▶ _Task statement_: Skip every picture and transcribe the remaining material exactly.

▶ _Dataset extract_:
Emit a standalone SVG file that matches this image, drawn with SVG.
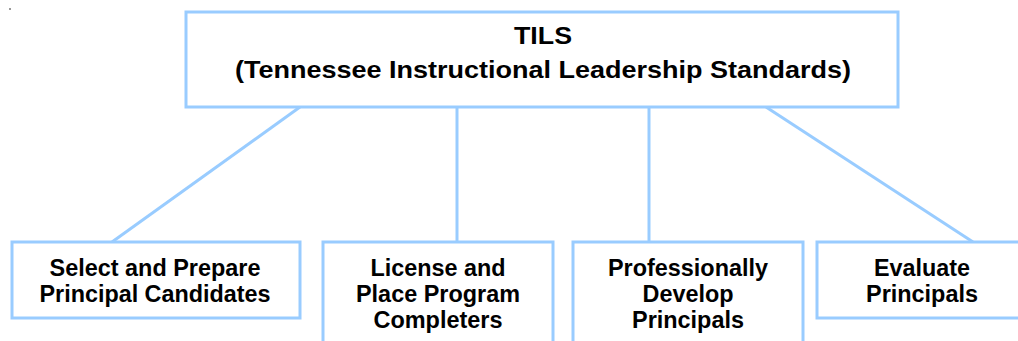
<svg xmlns="http://www.w3.org/2000/svg" width="1018" height="341" viewBox="0 0 1018 341">
<style>
.box{fill:#fff;stroke:#99CCFF;stroke-width:3}
.ln{stroke:#99CCFF;stroke-width:3;fill:none}
.t{font-family:"Liberation Sans",Arial,sans-serif;font-weight:bold;fill:#000;text-anchor:middle}
.top{font-size:24.5px}
.sub{font-size:23px}
</style>
<rect x="9" y="8" width="2" height="2" fill="#999"/>
<g id="connectors">
<line class="ln" x1="300" y1="107" x2="112" y2="242"/>
<line class="ln" x1="457" y1="107" x2="457" y2="242"/>
<line class="ln" x1="649" y1="107" x2="649" y2="242"/>
<line class="ln" x1="766" y1="107" x2="973" y2="242"/>
</g>
<g id="tils">
<rect class="box" x="186" y="12" width="712" height="95"/>
<text class="t top" x="543" y="44" textLength="58" lengthAdjust="spacingAndGlyphs">TILS</text>
<text class="t top" x="543" y="78" textLength="616" lengthAdjust="spacingAndGlyphs">(Tennessee Instructional Leadership Standards)</text>
</g>
<g id="select">
<rect class="box" x="12" y="242" width="288" height="76"/>
<text class="t sub" x="155" y="276" textLength="211" lengthAdjust="spacingAndGlyphs">Select and Prepare</text>
<text class="t sub" x="155" y="302" textLength="231" lengthAdjust="spacingAndGlyphs">Principal Candidates</text>
</g>
<g id="license">
<rect class="box" x="323" y="242" width="230" height="110"/>
<text class="t sub" x="438" y="276" textLength="135" lengthAdjust="spacingAndGlyphs">License and</text>
<text class="t sub" x="438" y="302" textLength="164" lengthAdjust="spacingAndGlyphs">Place Program</text>
<text class="t sub" x="438" y="328" textLength="129" lengthAdjust="spacingAndGlyphs">Completers</text>
</g>
<g id="develop">
<rect class="box" x="573" y="242" width="230" height="110"/>
<text class="t sub" x="688" y="276" textLength="160" lengthAdjust="spacingAndGlyphs">Professionally</text>
<text class="t sub" x="688" y="302" textLength="91" lengthAdjust="spacingAndGlyphs">Develop</text>
<text class="t sub" x="688" y="328" textLength="112" lengthAdjust="spacingAndGlyphs">Principals</text>
</g>
<g id="evaluate">
<rect class="box" x="817" y="242" width="210" height="76"/>
<text class="t sub" x="922" y="276" textLength="96" lengthAdjust="spacingAndGlyphs">Evaluate</text>
<text class="t sub" x="922" y="302" textLength="112" lengthAdjust="spacingAndGlyphs">Principals</text>
</g>
</svg>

▶ _The output_:
Emit a standalone SVG file that matches this image, drawn with SVG.
<svg xmlns="http://www.w3.org/2000/svg" width="1018" height="341" viewBox="0 0 1018 341">
<style>
.box{fill:#fff;stroke:#99CCFF;stroke-width:3}
.ln{stroke:#99CCFF;stroke-width:3;fill:none}
.t{font-family:"Liberation Sans",Arial,sans-serif;font-weight:bold;fill:#000;text-anchor:middle}
.top{font-size:24.5px}
.sub{font-size:23px}
</style>
<rect x="9" y="8" width="2" height="2" fill="#999"/>
<g id="connectors">
<line class="ln" x1="300" y1="107" x2="112" y2="242"/>
<line class="ln" x1="457" y1="107" x2="457" y2="242"/>
<line class="ln" x1="649" y1="107" x2="649" y2="242"/>
<line class="ln" x1="766" y1="107" x2="973" y2="242"/>
</g>
<g id="tils">
<rect class="box" x="186" y="12" width="712" height="95"/>
<text class="t top" x="543" y="44" textLength="58" lengthAdjust="spacingAndGlyphs">TILS</text>
<text class="t top" x="543" y="78" textLength="616" lengthAdjust="spacingAndGlyphs">(Tennessee Instructional Leadership Standards)</text>
</g>
<g id="select">
<rect class="box" x="12" y="242" width="288" height="76"/>
<text class="t sub" x="155" y="276" textLength="211" lengthAdjust="spacingAndGlyphs">Select and Prepare</text>
<text class="t sub" x="155" y="302" textLength="231" lengthAdjust="spacingAndGlyphs">Principal Candidates</text>
</g>
<g id="license">
<rect class="box" x="323" y="242" width="230" height="110"/>
<text class="t sub" x="438" y="276" textLength="135" lengthAdjust="spacingAndGlyphs">License and</text>
<text class="t sub" x="438" y="302" textLength="164" lengthAdjust="spacingAndGlyphs">Place Program</text>
<text class="t sub" x="438" y="328" textLength="129" lengthAdjust="spacingAndGlyphs">Completers</text>
</g>
<g id="develop">
<rect class="box" x="573" y="242" width="230" height="110"/>
<text class="t sub" x="688" y="276" textLength="160" lengthAdjust="spacingAndGlyphs">Professionally</text>
<text class="t sub" x="688" y="302" textLength="91" lengthAdjust="spacingAndGlyphs">Develop</text>
<text class="t sub" x="688" y="328" textLength="112" lengthAdjust="spacingAndGlyphs">Principals</text>
</g>
<g id="evaluate">
<rect class="box" x="817" y="242" width="210" height="76"/>
<text class="t sub" x="922" y="276" textLength="96" lengthAdjust="spacingAndGlyphs">Evaluate</text>
<text class="t sub" x="922" y="302" textLength="112" lengthAdjust="spacingAndGlyphs">Principals</text>
</g>
</svg>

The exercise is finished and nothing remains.